18. All doubts, however, in this matter are set at rest by the decision of the Privy Council in -- 'AIR 1928 PC 254 (A)'. In that case, the appellant had been tried by a Sessions Judge under Section 302, Penal Code on a charge of murder. He was convicted under Section 304 of culpable homicide not amounting to murder, and sentenced to five years' rigorous imprisonment. No acquittal of the charge under Section 302 was recorded. The Local Government did not appeal but applied for revision on the grounds that the appellant should have been convicted of murder, and that the sentence was inadequate. The High Court thereupon convicted the appellant of murder, and sentenced him to death. The Privy Council set aside the judgment and order of the High Court and restored the judgment and order of the learned Additional Sessions Judge. In laying down the law their Lordships referred to a decision of the Allahabad High Court in the case of -- 'Emperor v.
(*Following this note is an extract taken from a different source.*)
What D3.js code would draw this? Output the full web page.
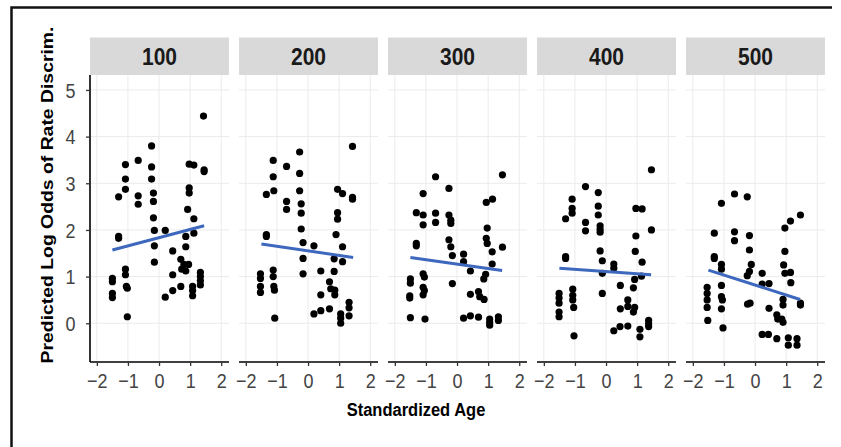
<!DOCTYPE html>
<html>
<head>
<meta charset="utf-8">
<script src="https://cdn.jsdelivr.net/npm/d3@7"></script>
<style>
  body { margin: 0; background: #fff; }
  text { font-family: "Liberation Sans", Arial, sans-serif; }
</style>
</head>
<body>
<svg id="chart"></svg>
<script>
const vWidth = 841
const vHeight = 447

// facet labels
const panelLabels = ['100', '200', '300', '400', '500']

const xTicks = [-2, -1, 0, 1, 2]
const yTicks = [0, 1, 2, 3, 4, 5]

// [standardized age, predicted log odds] per facet
const points100 = [[1.43,4.44],[-0.24,3.8],[-0.67,3.49],[-1.08,3.4],[-0.24,3.35],[0.97,3.41],[1.12,3.39],[1.45,3.29],[1.45,3.25],[-1.08,3.09],[-0.24,3.09],[-1.08,2.87],[0.97,2.9],[0.97,2.79],[-1.3,2.71],[-0.67,2.73],[-0.67,2.55],[-0.18,2.79],[-0.18,2.61],[0.92,2.44],[-0.18,2.26],[1.12,2.24],[-0.15,1.99],[0.2,1.99],[1.12,1.93],[0.86,1.86],[-1.3,1.86],[-1.3,1.82],[-0.15,1.66],[0.86,1.64],[0.44,1.55],[-0.15,1.31],[0.7,1.37],[0.8,1.26],[0.95,1.26],[0.86,1.12],[0.73,1.16],[-1.08,1.16],[-1.08,1.04],[0.44,1.04],[1.33,1.09],[1.33,1.0],[1.33,0.91],[1.33,0.82],[-1.5,0.96],[-1.5,0.89],[-1.5,0.64],[-1.5,0.55],[-1.05,0.79],[-1.02,0.75],[0.44,0.7],[0.7,0.79],[1.08,0.79],[1.08,0.7],[1.08,0.59],[0.2,0.56],[-1.02,0.14]]
const points200 = [[1.43,3.79],[-0.27,3.67],[-1.12,3.49],[-0.69,3.36],[-0.27,3.21],[-1.12,3.14],[0.95,2.87],[1.11,2.78],[-0.27,2.84],[-1.1,2.84],[-1.34,2.76],[1.43,2.7],[1.43,2.66],[-0.69,2.61],[-0.69,2.44],[-0.22,2.56],[-0.22,2.36],[0.95,2.37],[0.95,2.23],[-0.22,2.02],[-1.34,1.9],[-1.34,1.86],[0.9,1.9],[-0.16,1.73],[0.19,1.66],[1.11,1.64],[-0.16,1.39],[0.84,1.38],[1.11,1.32],[0.41,1.12],[0.84,1.11],[-0.16,1.06],[-1.12,1.14],[-1.12,1.0],[-1.53,1.06],[-1.53,0.96],[-1.1,0.79],[-1.08,0.71],[-1.53,0.79],[-1.53,0.66],[0.69,0.89],[0.73,0.74],[0.86,0.71],[0.86,0.61],[0.41,0.61],[1.32,0.45],[1.32,0.33],[1.32,0.16],[0.41,0.27],[0.69,0.31],[0.19,0.2],[1.05,0.2],[1.05,0.11],[1.05,0.0],[-1.07,0.11]]
const points300 = [[1.46,3.18],[-0.69,3.14],[-0.26,2.89],[-1.09,2.78],[-1.31,2.37],[-1.09,2.32],[-0.69,2.36],[-0.26,2.32],[-0.2,2.21],[-0.2,2.14],[-1.09,2.11],[-0.69,2.16],[0.94,2.59],[1.14,2.66],[0.97,2.04],[0.94,1.82],[0.97,1.71],[-1.31,1.71],[-1.31,1.66],[-0.26,1.79],[-0.2,1.64],[-0.15,1.45],[0.21,1.48],[0.21,1.32],[1.46,1.63],[1.13,1.53],[1.13,1.27],[0.43,1.12],[0.92,1.05],[0.86,0.95],[-1.09,1.06],[-1.05,0.99],[-1.5,0.95],[-1.5,0.86],[-1.09,0.77],[-1.05,0.7],[-1.09,0.61],[-1.52,0.59],[-1.52,0.54],[-0.15,0.85],[0.43,0.62],[0.69,0.68],[0.73,0.57],[0.87,0.51],[-1.5,0.12],[-1.03,0.09],[0.21,0.11],[0.43,0.16],[0.69,0.13],[1.05,0.09],[1.05,0.02],[1.05,-0.04],[1.33,0.14],[1.33,0.06]]
const points400 = [[1.46,3.29],[-0.66,2.93],[-0.25,2.8],[-1.09,2.66],[-1.09,2.46],[-1.09,2.36],[-1.3,2.24],[-0.25,2.51],[-0.25,2.32],[-0.66,2.16],[-0.66,1.98],[-0.19,2.09],[-0.19,2.01],[-0.19,1.95],[0.96,2.46],[1.16,2.45],[0.96,1.87],[1.46,2.0],[-1.3,1.43],[-1.3,1.39],[-0.19,1.55],[-0.12,1.34],[0.94,1.54],[1.16,1.31],[0.25,1.27],[0.25,1.18],[-0.12,1.07],[1.14,1.01],[0.92,0.94],[0.88,0.76],[0.46,0.81],[-1.07,0.73],[-1.07,0.6],[-1.07,0.5],[-1.51,0.64],[-1.51,0.54],[-1.51,0.43],[-1.51,0.24],[-1.51,0.14],[-1.04,0.34],[-0.12,0.64],[0.7,0.5],[0.7,0.36],[0.92,0.34],[0.88,0.24],[0.46,0.31],[1.37,0.06],[1.37,-0.07],[1.37,-0.01],[1.09,-0.13],[1.09,-0.29],[0.45,-0.07],[0.7,-0.06],[0.25,-0.16],[-1.03,-0.27]]
const points500 = [[-0.66,2.77],[-0.25,2.71],[-1.08,2.57],[1.46,2.32],[1.14,2.19],[0.96,2.04],[-1.31,1.93],[-0.66,1.96],[-0.66,1.77],[-0.18,1.88],[-0.18,1.57],[0.96,1.54],[-1.31,1.43],[-1.31,1.39],[-1.08,1.26],[-1.08,1.16],[-0.12,1.26],[-0.18,1.11],[-0.25,1.02],[0.92,1.25],[0.96,1.07],[1.14,1.09],[0.23,1.07],[1.15,0.87],[0.23,0.84],[0.45,0.85],[-1.08,0.81],[-1.54,0.77],[-1.54,0.64],[-1.54,0.5],[-1.54,0.34],[-1.08,0.57],[-1.05,0.5],[-1.08,0.31],[-1.52,0.06],[-1.03,-0.1],[-0.24,0.41],[-0.16,0.43],[0.45,0.32],[0.9,0.51],[0.9,0.39],[1.46,0.43],[1.46,0.39],[0.7,0.18],[0.73,0.09],[0.9,0.02],[0.86,0.09],[0.23,-0.24],[0.43,-0.24],[0.7,-0.33],[1.07,-0.31],[1.07,-0.47],[1.35,-0.33],[1.35,-0.47]]

// fitted line: x from/to, y at each end per facet
const fitX = [-1.5, 1.45]
const fitY = [[1.57, 2.09], [1.7, 1.41], [1.41, 1.13], [1.18, 1.04], [1.14, 0.51]]

const panelData = [points100, points200, points300, points400, points500]

const panelLeft = 90
const panelStep = 149
const panelW = 139
const stripTop = 37.5
const panelTop = 75
const panelBottom = 362
const stretch = 1.12 // text in the source looks a little tall

const svg = d3.select('#chart')
  .attr('width', vWidth)
  .attr('height', vHeight)

svg.append('rect')
  .attr('width', vWidth)
  .attr('height', vHeight)
  .attr('fill', '#fff')

// outer frame (top and left edges only show)
svg.append('path')
  .attr('d', 'M11.5,448 V7.5 H832')
  .attr('fill', 'none')
  .attr('stroke', '#111')
  .attr('stroke-width', 2.5)

const x = d3.scaleLinear().domain([-2.22, 2.25]).range([0, panelW])
const y = d3.scaleLinear().domain([-0.83, 5.32]).range([panelBottom, panelTop])

const panels = svg.selectAll('g.panel')
  .data(panelLabels)
  .enter()
  .append('g')
  .attr('class', 'panel')
  .attr('transform', (_, i) => `translate(${panelLeft + i * panelStep},0)`)

// grid
panels.selectAll('line.gx')
  .data(xTicks)
  .enter()
  .append('line')
  .attr('x1', (d) => x(d))
  .attr('x2', (d) => x(d))
  .attr('y1', panelTop)
  .attr('y2', panelBottom)
  .attr('stroke', '#ebebeb')
  .attr('stroke-width', 1)

panels.selectAll('line.gy')
  .data(yTicks)
  .enter()
  .append('line')
  .attr('x1', 0)
  .attr('x2', panelW)
  .attr('y1', (d) => y(d))
  .attr('y2', (d) => y(d))
  .attr('stroke', '#ebebeb')
  .attr('stroke-width', 1)

// strips
panels.append('rect')
  .attr('x', 0)
  .attr('y', stripTop)
  .attr('width', panelW)
  .attr('height', panelTop - stripTop)
  .attr('fill', '#d9d9d9')

panels.append('text')
  .text((d) => d)
  .attr('transform', `translate(${panelW / 2},65) scale(1,${stretch})`)
  .attr('text-anchor', 'middle')
  .style('font-size', '21px')
  .attr('font-weight', 'bold')
  .attr('fill', '#1a1a1a')

// x axis on every panel
panels.append('g')
  .attr('transform', `translate(0,${panelBottom})`)
  .call(d3.axisBottom(x).tickValues(xTicks).tickSize(4).tickFormat(d3.format('d')))
  .call((g) => {
    g.select('.domain').attr('stroke', '#000').attr('stroke-width', 1.6)
      .attr('d', `M0,0H${panelW}`)
    g.selectAll('.tick line').attr('stroke', '#333').attr('stroke-width', 1.3)
    g.selectAll('.tick text')
      .text((d) => d < 0 ? '\u2212' + Math.abs(d) : d)
      .attr('y', null)
      .attr('dy', null)
      .attr('transform', `translate(0,25.5) scale(1,${stretch})`)
      .style('font-size', '18px')
      .style('font-family', '"Liberation Sans", Arial, sans-serif')
      .attr('fill', '#444')
  })

// y axis only on the first panel
svg.append('g')
  .attr('transform', `translate(${panelLeft},0)`)
  .call(d3.axisLeft(y).tickValues(yTicks).tickSize(4).tickFormat(d3.format('d')))
  .call((g) => {
    g.select('.domain').attr('stroke', '#000').attr('stroke-width', 1.6)
      .attr('d', `M0,${panelTop}V${panelBottom}`)
    g.selectAll('.tick line').attr('stroke', '#333').attr('stroke-width', 1.3)
    g.selectAll('.tick text')
      .attr('x', null)
      .attr('dy', null)
      .attr('transform', `translate(-14.5,7.2) scale(1,${stretch})`)
      .style('font-size', '18px')
      .style('font-family', '"Liberation Sans", Arial, sans-serif')
      .attr('fill', '#444')
  })

// points and fitted lines
panels.each(function (_, i) {
  const p = d3.select(this)
  p.selectAll('circle')
    .data(panelData[i])
    .enter()
    .append('circle')
    .attr('cx', (d) => x(d[0]))
    .attr('cy', (d) => y(d[1]))
    .attr('r', 3.6)
    .attr('fill', '#000')

  p.append('line')
    .attr('x1', x(fitX[0]))
    .attr('x2', x(fitX[1]))
    .attr('y1', y(fitY[i][0]))
    .attr('y2', y(fitY[i][1]))
    .attr('stroke', '#3e68bd')
    .attr('stroke-width', 3)
})

// axis titles
svg.append('text')
  .text('Predicted Log Odds of Rate Discrim.')
  .attr('transform', `translate(53,195) rotate(-90) scale(${stretch},1)`)
  .attr('text-anchor', 'middle')
  .style('font-size', '17.3px')
  .attr('font-weight', 'bold')
  .attr('fill', '#000')

svg.append('text')
  .text('Standardized Age')
  .attr('transform', `translate(416,416) scale(1,${stretch})`)
  .attr('text-anchor', 'middle')
  .style('font-size', '16.5px')
  .attr('font-weight', 'bold')
  .attr('fill', '#000')
</script>
</body>
</html>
Sheo Darshan Singh' AIR 1922 All 487 (H) in these words:

'The headnote of the Allahabad case is as follows:

'An accused person was charged with bothmurder and culpable homicide not amounting tomurder. He was acquitted on the former charge and convicted on the latter. On a perusal of the sessions statement, notice was sent to the accused to show cause why he should not be convicted of murder and punished accordingly. Held, on return of the notice, that the High Court had no power, except through the medium of an appeal on behalf of the Local Government, to convert the acquittal into a conviction.' The learned Judges in giving the judgment said as follows: 'We cannot, however, change the conviction into a conviction of murder. Sheo Darshan Singh was acquitted by the Sessions Judge of the offence of murder and we cannot in revision convert a finding of acquittal into one of conviction. The only method by which it would be possible to obtain a conviction of murder would be by an appeal by the Government against the acquittal.'

Their Lordships are of opinion that the above is a correct statement of the law; it is indeed no more than a repetition of the provision of the material sections of the Code of Criminal Procedure.'

19. By these words their Lordships of the Privy Council clearly laid down that the only method by which it would be possible to obtain a conviction of murder in a case where there had been an acquittal by the Judge would be by an appeal by the Government against the acquittal. In my judgment on the authority of the Privy Council decision we are bound to hold that in an appeal from a conviction the Court of Appeal cannot set aside an order of acquittal and order retrial on a charge of which the accused has been acquitted.

20. I think it proper to mention that this viewof the law was taken by a Bench of this Court in -- 'Nitya Gopal v. Emperor' : AIR1935Cal120 and Lort-Williams, J. in -- '39 Cal W N 677 (F)'.

21. Nothing has been stated before me in support of the grounds for transfer. I see no reason to think that the accused would not get a fair trial before the Assistant Sessions Judge and I am of opinion that the prayer for transfer should be refused.

22. My opinion, therefore, is that this Rule should be made absolute in part and that the retrial of the accused under Section 304, Penal Code cannot take place in law and the learned Sessions Judge in ordering the retrial must be held not to have ordered for retrial under Section 304, Penal Code and that the retrial should be only on the charge under Section 326, Penal Code of which he was convicted.

23. The application for transfer is refused.